We are in an interesting age of resurgence of mass produced LGBTQIAP+ media. As you all know, progress isn’t linear and its a bit too early to boast that “Things have permanently changed”, but currently we’re doing a lot better than we were just ten years ago. It’s recent enough for me and many other LGBTQIAP+ YA authors to vividly remember the time before these changes. It has also existed briefly enough that we can dubiously envision a time in our future without it. The maintenance of a place where marginalized communities can create and share artwork is vital, and has always been a part of LGBTQIAP+ culture. Fan fiction, small indie publishers and self publishing communities have been supporting marginalized writing for almost a century and show very little sign of being eroded by the shifting tides of public moral opinion or whims of mass production. Fan fiction in particular, is the cheapest and lowest risk form of community building within this art form. It is not a mistake or coincidence that nearly all of the mainstream published authors who admit to their past participation in fan fiction culture are women, people of color and LGBTQIAP+ people. Groups that have been historically underserved by mainstream media. Fan fiction isn’t a stepping stone to “real writing” or a place where people write weird NSFW. It’s a hurricane shelter: A place we can play in on an average day, and the most important place for our survival when the weather begins to look dangerous.

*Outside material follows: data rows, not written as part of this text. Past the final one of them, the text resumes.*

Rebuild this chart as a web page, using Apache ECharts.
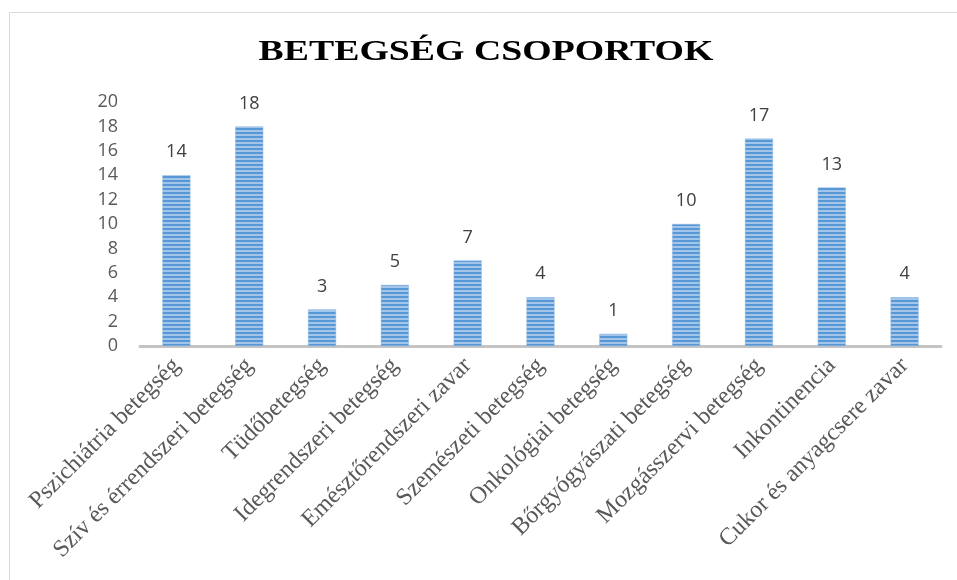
<!DOCTYPE html>
<html>
<head>
<meta charset="utf-8">
<script src="https://cdn.jsdelivr.net/npm/echarts@6/dist/echarts.min.js"></script>
<style>html,body{margin:0;padding:0;background:#fff}#c{width:957px;height:580px}</style>
</head>
<body>
<div id="c"></div>
<script>
const titleText = "BETEGSÉG CSOPORTOK";
const categories = ["Pszichiátria betegség","Szív és érrendszeri betegség","Tüdőbetegség","Idegrendszeri betegség","Emésztőrendszeri zavar","Szemészeti betegség","Onkológiai betegség","Bőrgyógyászati betegség","Mozgásszervi betegség","Inkontinencia","Cukor és anyagcsere zavar"];
const values = [14,18,3,5,7,4,1,10,17,13,4];
const yTicks = {min:0, max:20, interval:2};

const pc = document.createElement('canvas');
pc.width = 4; pc.height = 4;
const g = pc.getContext('2d');
g.fillStyle = '#5797d6'; g.fillRect(0,0,4,2);
g.fillStyle = '#a3c5ea'; g.fillRect(0,2,4,2);

const chart = echarts.init(document.getElementById('c'), null, {renderer:'canvas'});
chart.setOption({
  backgroundColor:'#fff',
  animation:false,
  graphic:[
    {type:'rect', shape:{x:9.5,y:12.5,width:1200,height:1200}, style:{fill:'none', stroke:'#d9d9d9', lineWidth:1}, silent:true},
    {type:'text', x:486, y:52, scaleX:1.26, originX:0, originY:0,
     style:{text:titleText, x:0, y:0, align:'center', verticalAlign:'middle', fontFamily:'Liberation Serif', fontWeight:'bold', fontSize:30, fill:'#000'}, silent:true}
  ],
  grid:{left:140, right:16, top:102, bottom:234},
  xAxis:{
    type:'category', data:categories,
    axisLine:{lineStyle:{color:'#c4c4c4', width:3}},
    axisTick:{show:false},
    axisLabel:{rotate:45, interval:0, margin:16, fontFamily:'Liberation Serif', fontSize:24, color:'#595959'}
  },
  yAxis:{
    type:'value', min:yTicks.min, max:yTicks.max, interval:yTicks.interval,
    axisLine:{show:false}, axisTick:{show:false}, splitLine:{show:false},
    axisLabel:{margin:22, fontFamily:'Open Sans', fontSize:18, color:'#595959'}
  },
  series:[{
    type:'bar', data:values, barWidth:28,
    itemStyle:{color:{image:pc, repeat:'repeat'}, borderColor:'#8db6e3', borderWidth:0.5},
    label:{show:true, position:'top', distance:14, fontFamily:'Open Sans', fontSize:18, color:'#404040'}
  }]
});
</script>
</body>
</html>
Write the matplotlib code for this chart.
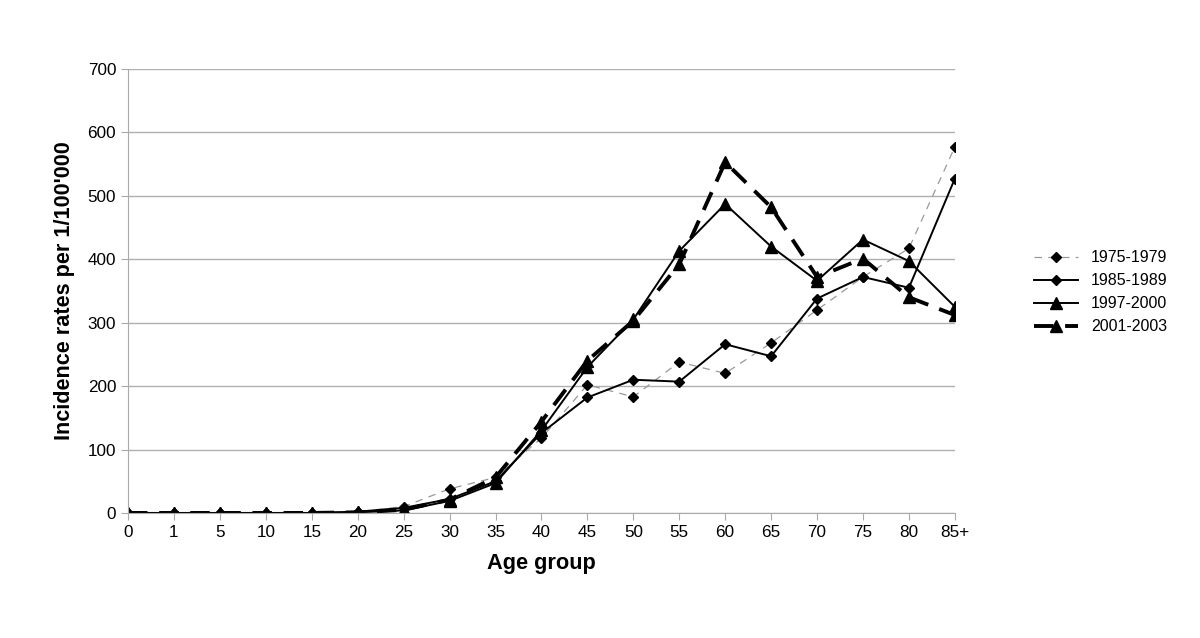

Are there any other projects or story ideas you are currently nursing and would be at liberty to say?

Yes! I’m working on an UNTITLED  Train Heist Novel. A cool UNTITLED cult novel for Scholastic and an adult novel about immortality called  WE STOOD ALONE, that hasn’t been purchased yet but my fingers are crossed!

Finally, what are some LGBTQ+ books or authors you would recommend to the readers of Geeks OUT?

Please please please buy Cemetery Boys by Aiden Thomas and Felix Ever After by Kacen Callender. They are both stunning and written with so much love.